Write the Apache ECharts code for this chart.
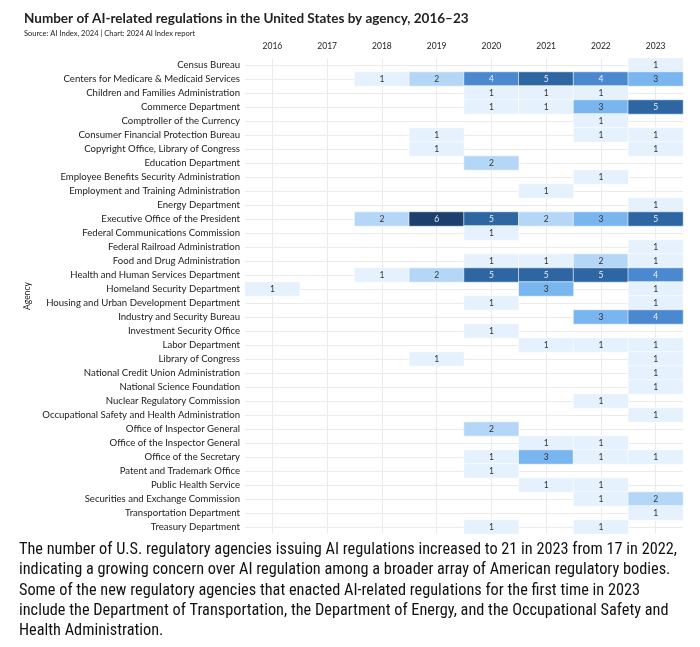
<!DOCTYPE html>
<html>
<head>
<meta charset="utf-8">
<script src="https://cdn.jsdelivr.net/npm/echarts@6/dist/echarts.min.js"></script>
<style>
  html, body { margin: 0; padding: 0; background: #fff; }
  #chart { width: 700px; height: 647px; }
</style>
</head>
<body>
<div id="chart"></div>
<script>
// ---- data ----
const years = ['2016', '2017', '2018', '2019', '2020', '2021', '2022', '2023'];
const agencies = [
  'Census Bureau',
  'Centers for Medicare & Medicaid Services',
  'Children and Families Administration',
  'Commerce Department',
  'Comptroller of the Currency',
  'Consumer Financial Protection Bureau',
  'Copyright Office, Library of Congress',
  'Education Department',
  'Employee Benefits Security Administration',
  'Employment and Training Administration',
  'Energy Department',
  'Executive Office of the President',
  'Federal Communications Commission',
  'Federal Railroad Administration',
  'Food and Drug Administration',
  'Health and Human Services Department',
  'Homeland Security Department',
  'Housing and Urban Development Department',
  'Industry and Security Bureau',
  'Investment Security Office',
  'Labor Department',
  'Library of Congress',
  'National Credit Union Administration',
  'National Science Foundation',
  'Nuclear Regulatory Commission',
  'Occupational Safety and Health Administration',
  'Office of Inspector General',
  'Office of the Inspector General',
  'Office of the Secretary',
  'Patent and Trademark Office',
  'Public Health Service',
  'Securities and Exchange Commission',
  'Transportation Department',
  'Treasury Department'
];
// counts per year, one entry per agency (same order as agencies); 0 = none
const counts2016 = [0,0,0,0,0,0,0,0,0,0,0,0,0,0,0,0,1,0,0,0,0,0,0,0,0,0,0,0,0,0,0,0,0,0];
const counts2017 = [0,0,0,0,0,0,0,0,0,0,0,0,0,0,0,0,0,0,0,0,0,0,0,0,0,0,0,0,0,0,0,0,0,0];
const counts2018 = [0,1,0,0,0,0,0,0,0,0,0,2,0,0,0,1,0,0,0,0,0,0,0,0,0,0,0,0,0,0,0,0,0,0];
const counts2019 = [0,2,0,0,0,1,1,0,0,0,0,6,0,0,0,2,0,0,0,0,0,1,0,0,0,0,0,0,0,0,0,0,0,0];
const counts2020 = [0,4,1,1,0,0,0,2,0,0,0,5,1,0,1,5,0,1,0,1,0,0,0,0,0,0,2,0,1,1,0,0,0,1];
const counts2021 = [0,5,1,1,0,0,0,0,0,1,0,2,0,0,1,5,3,0,0,0,1,0,0,0,0,0,0,1,3,0,1,0,0,0];
const counts2022 = [0,4,1,3,1,1,0,0,1,0,0,3,0,0,2,5,0,0,3,0,1,0,0,0,1,0,0,1,1,0,1,1,0,1];
const counts2023 = [1,3,0,5,0,1,1,0,0,0,1,5,0,1,1,4,1,1,4,0,1,1,1,1,0,1,0,0,1,0,0,2,1,0];
const countsByYear = [counts2016, counts2017, counts2018, counts2019, counts2020, counts2021, counts2022, counts2023];

const titleText = 'Number of AI-related regulations in the United States by agency, 2016–23';
const subtitleText = 'Source: AI Index, 2024 | Chart: 2024 AI Index report';
const captionLines = [
  'The number of U.S. regulatory agencies issuing AI regulations increased to 21 in 2023 from 17 in 2022,',
  'indicating a growing concern over AI regulation among a broader array of American regulatory bodies.',
  'Some of the new regulatory agencies that enacted AI-related regulations for the first time in 2023',
  'include the Department of Transportation, the Department of Energy, and the Occupational Safety and',
  'Health Administration.'
];

// ---- styling ----
const palette = { 1: '#e5f1fd', 2: '#b4d7f7', 3: '#79b5ee', 4: '#4a88cf', 5: '#2e66a3', 6: '#1c3f6d' };

const cells = [];
countsByYear.forEach((arr, xi) => {
  arr.forEach((v, yi) => {
    if (v > 0) {
      cells.push({
        value: [xi, yi, v],
        label: { color: v >= 4 ? '#e8eef6' : '#333' }
      });
    }
  });
});

const chart = echarts.init(document.getElementById('chart'), null, { renderer: 'canvas' });
const font = 'Lato, "Liberation Sans", sans-serif';
const gridLeft = 245, gridRight = 17, gridTop = 58, gridBottom = 113;
const plotW = 700 - gridLeft - gridRight;
const plotH = 647 - gridTop - gridBottom;

chart.setOption({
  animation: false,
  textStyle: { fontFamily: font },
  title: [
    {
      text: titleText,
      left: 19, top: 7,
      textStyle: { fontSize: 13.5, fontWeight: 'bold', color: '#222', fontFamily: font }
    },
    {
      text: subtitleText,
      left: 19, top: 25,
      textStyle: { fontSize: 7.5, fontWeight: 'normal', color: '#222', fontFamily: font }
    }
  ],
  grid: { left: gridLeft, right: gridRight, top: gridTop, bottom: gridBottom },
  xAxis: {
    type: 'category',
    data: years,
    position: 'top',
    axisLine: { show: false },
    axisTick: {
      show: true, alignWithLabel: true, inside: true, length: plotH,
      lineStyle: { color: '#ebebeb', width: 1 }
    },
    axisLabel: { fontSize: 8.5, color: '#222', margin: 7 },
    splitLine: { show: false }
  },
  yAxis: {
    type: 'category',
    data: agencies,
    inverse: true,
    axisLine: { show: false },
    axisTick: {
      show: true, alignWithLabel: true, inside: true, length: plotW,
      lineStyle: { color: '#ebebeb', width: 1 }
    },
    axisLabel: { fontSize: 9.6, color: '#222', margin: 5 },
    splitLine: { show: false },
    name: 'Agency',
    nameLocation: 'middle',
    nameGap: 212,
    nameRotate: 90,
    nameTextStyle: { fontSize: 8.5, color: '#222' }
  },
  visualMap: {
    show: false,
    type: 'piecewise',
    dimension: 2,
    pieces: [1, 2, 3, 4, 5, 6].map(v => ({ value: v, color: palette[v] }))
  },
  series: [
    {
      type: 'heatmap',
      z: 2,
      data: cells,
      itemStyle: { borderColor: '#fff', borderWidth: 0.6 },
      label: {
        show: true,
        fontSize: 8.5,
        fontFamily: font,
        textBorderWidth: 0,
        textShadowBlur: 0,
        formatter: p => String(p.value[2])
      },
      emphasis: { disabled: true }
    }
  ],
  graphic: [
    {
      type: 'text',
      left: 19,
      top: 540,
      style: {
        text: captionLines.join('\n'),
        font: '16.3px "Liberation Sans Narrow", "Roboto Condensed", "Open Sans", sans-serif',
        fill: '#111',
        lineHeight: 20.2
      }
    }
  ]
});
</script>
</body>
</html>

::::

### GIVEN REQUEST
Give an exact reproduction of every line, leaving out any picture.

### TASK RESULT
Write the Apache ECharts code for this chart.
<!DOCTYPE html>
<html>
<head>
<meta charset="utf-8">
<script src="https://cdn.jsdelivr.net/npm/echarts@6/dist/echarts.min.js"></script>
<style>
  html, body { margin: 0; padding: 0; background: #fff; }
  #chart { width: 700px; height: 647px; }
</style>
</head>
<body>
<div id="chart"></div>
<script>
// ---- data ----
const years = ['2016', '2017', '2018', '2019', '2020', '2021', '2022', '2023'];
const agencies = [
  'Census Bureau',
  'Centers for Medicare & Medicaid Services',
  'Children and Families Administration',
  'Commerce Department',
  'Comptroller of the Currency',
  'Consumer Financial Protection Bureau',
  'Copyright Office, Library of Congress',
  'Education Department',
  'Employee Benefits Security Administration',
  'Employment and Training Administration',
  'Energy Department',
  'Executive Office of the President',
  'Federal Communications Commission',
  'Federal Railroad Administration',
  'Food and Drug Administration',
  'Health and Human Services Department',
  'Homeland Security Department',
  'Housing and Urban Development Department',
  'Industry and Security Bureau',
  'Investment Security Office',
  'Labor Department',
  'Library of Congress',
  'National Credit Union Administration',
  'National Science Foundation',
  'Nuclear Regulatory Commission',
  'Occupational Safety and Health Administration',
  'Office of Inspector General',
  'Office of the Inspector General',
  'Office of the Secretary',
  'Patent and Trademark Office',
  'Public Health Service',
  'Securities and Exchange Commission',
  'Transportation Department',
  'Treasury Department'
];
// counts per year, one entry per agency (same order as agencies); 0 = none
const counts2016 = [0,0,0,0,0,0,0,0,0,0,0,0,0,0,0,0,1,0,0,0,0,0,0,0,0,0,0,0,0,0,0,0,0,0];
const counts2017 = [0,0,0,0,0,0,0,0,0,0,0,0,0,0,0,0,0,0,0,0,0,0,0,0,0,0,0,0,0,0,0,0,0,0];
const counts2018 = [0,1,0,0,0,0,0,0,0,0,0,2,0,0,0,1,0,0,0,0,0,0,0,0,0,0,0,0,0,0,0,0,0,0];
const counts2019 = [0,2,0,0,0,1,1,0,0,0,0,6,0,0,0,2,0,0,0,0,0,1,0,0,0,0,0,0,0,0,0,0,0,0];
const counts2020 = [0,4,1,1,0,0,0,2,0,0,0,5,1,0,1,5,0,1,0,1,0,0,0,0,0,0,2,0,1,1,0,0,0,1];
const counts2021 = [0,5,1,1,0,0,0,0,0,1,0,2,0,0,1,5,3,0,0,0,1,0,0,0,0,0,0,1,3,0,1,0,0,0];
const counts2022 = [0,4,1,3,1,1,0,0,1,0,0,3,0,0,2,5,0,0,3,0,1,0,0,0,1,0,0,1,1,0,1,1,0,1];
const counts2023 = [1,3,0,5,0,1,1,0,0,0,1,5,0,1,1,4,1,1,4,0,1,1,1,1,0,1,0,0,1,0,0,2,1,0];
const countsByYear = [counts2016, counts2017, counts2018, counts2019, counts2020, counts2021, counts2022, counts2023];

const titleText = 'Number of AI-related regulations in the United States by agency, 2016–23';
const subtitleText = 'Source: AI Index, 2024 | Chart: 2024 AI Index report';
const captionLines = [
  'The number of U.S. regulatory agencies issuing AI regulations increased to 21 in 2023 from 17 in 2022,',
  'indicating a growing concern over AI regulation among a broader array of American regulatory bodies.',
  'Some of the new regulatory agencies that enacted AI-related regulations for the first time in 2023',
  'include the Department of Transportation, the Department of Energy, and the Occupational Safety and',
  'Health Administration.'
];

// ---- styling ----
const palette = { 1: '#e5f1fd', 2: '#b4d7f7', 3: '#79b5ee', 4: '#4a88cf', 5: '#2e66a3', 6: '#1c3f6d' };

const cells = [];
countsByYear.forEach((arr, xi) => {
  arr.forEach((v, yi) => {
    if (v > 0) {
      cells.push({
        value: [xi, yi, v],
        label: { color: v >= 4 ? '#e8eef6' : '#333' }
      });
    }
  });
});

const chart = echarts.init(document.getElementById('chart'), null, { renderer: 'canvas' });
const font = 'Lato, "Liberation Sans", sans-serif';
const gridLeft = 245, gridRight = 17, gridTop = 58, gridBottom = 113;
const plotW = 700 - gridLeft - gridRight;
const plotH = 647 - gridTop - gridBottom;

chart.setOption({
  animation: false,
  textStyle: { fontFamily: font },
  title: [
    {
      text: titleText,
      left: 19, top: 7,
      textStyle: { fontSize: 13.5, fontWeight: 'bold', color: '#222', fontFamily: font }
    },
    {
      text: subtitleText,
      left: 19, top: 25,
      textStyle: { fontSize: 7.5, fontWeight: 'normal', color: '#222', fontFamily: font }
    }
  ],
  grid: { left: gridLeft, right: gridRight, top: gridTop, bottom: gridBottom },
  xAxis: {
    type: 'category',
    data: years,
    position: 'top',
    axisLine: { show: false },
    axisTick: {
      show: true, alignWithLabel: true, inside: true, length: plotH,
      lineStyle: { color: '#ebebeb', width: 1 }
    },
    axisLabel: { fontSize: 8.5, color: '#222', margin: 7 },
    splitLine: { show: false }
  },
  yAxis: {
    type: 'category',
    data: agencies,
    inverse: true,
    axisLine: { show: false },
    axisTick: {
      show: true, alignWithLabel: true, inside: true, length: plotW,
      lineStyle: { color: '#ebebeb', width: 1 }
    },
    axisLabel: { fontSize: 9.6, color: '#222', margin: 5 },
    splitLine: { show: false },
    name: 'Agency',
    nameLocation: 'middle',
    nameGap: 212,
    nameRotate: 90,
    nameTextStyle: { fontSize: 8.5, color: '#222' }
  },
  visualMap: {
    show: false,
    type: 'piecewise',
    dimension: 2,
    pieces: [1, 2, 3, 4, 5, 6].map(v => ({ value: v, color: palette[v] }))
  },
  series: [
    {
      type: 'heatmap',
      z: 2,
      data: cells,
      itemStyle: { borderColor: '#fff', borderWidth: 0.6 },
      label: {
        show: true,
        fontSize: 8.5,
        fontFamily: font,
        textBorderWidth: 0,
        textShadowBlur: 0,
        formatter: p => String(p.value[2])
      },
      emphasis: { disabled: true }
    }
  ],
  graphic: [
    {
      type: 'text',
      left: 19,
      top: 540,
      style: {
        text: captionLines.join('\n'),
        font: '16.3px "Liberation Sans Narrow", "Roboto Condensed", "Open Sans", sans-serif',
        fill: '#111',
        lineHeight: 20.2
      }
    }
  ]
});
</script>
</body>
</html>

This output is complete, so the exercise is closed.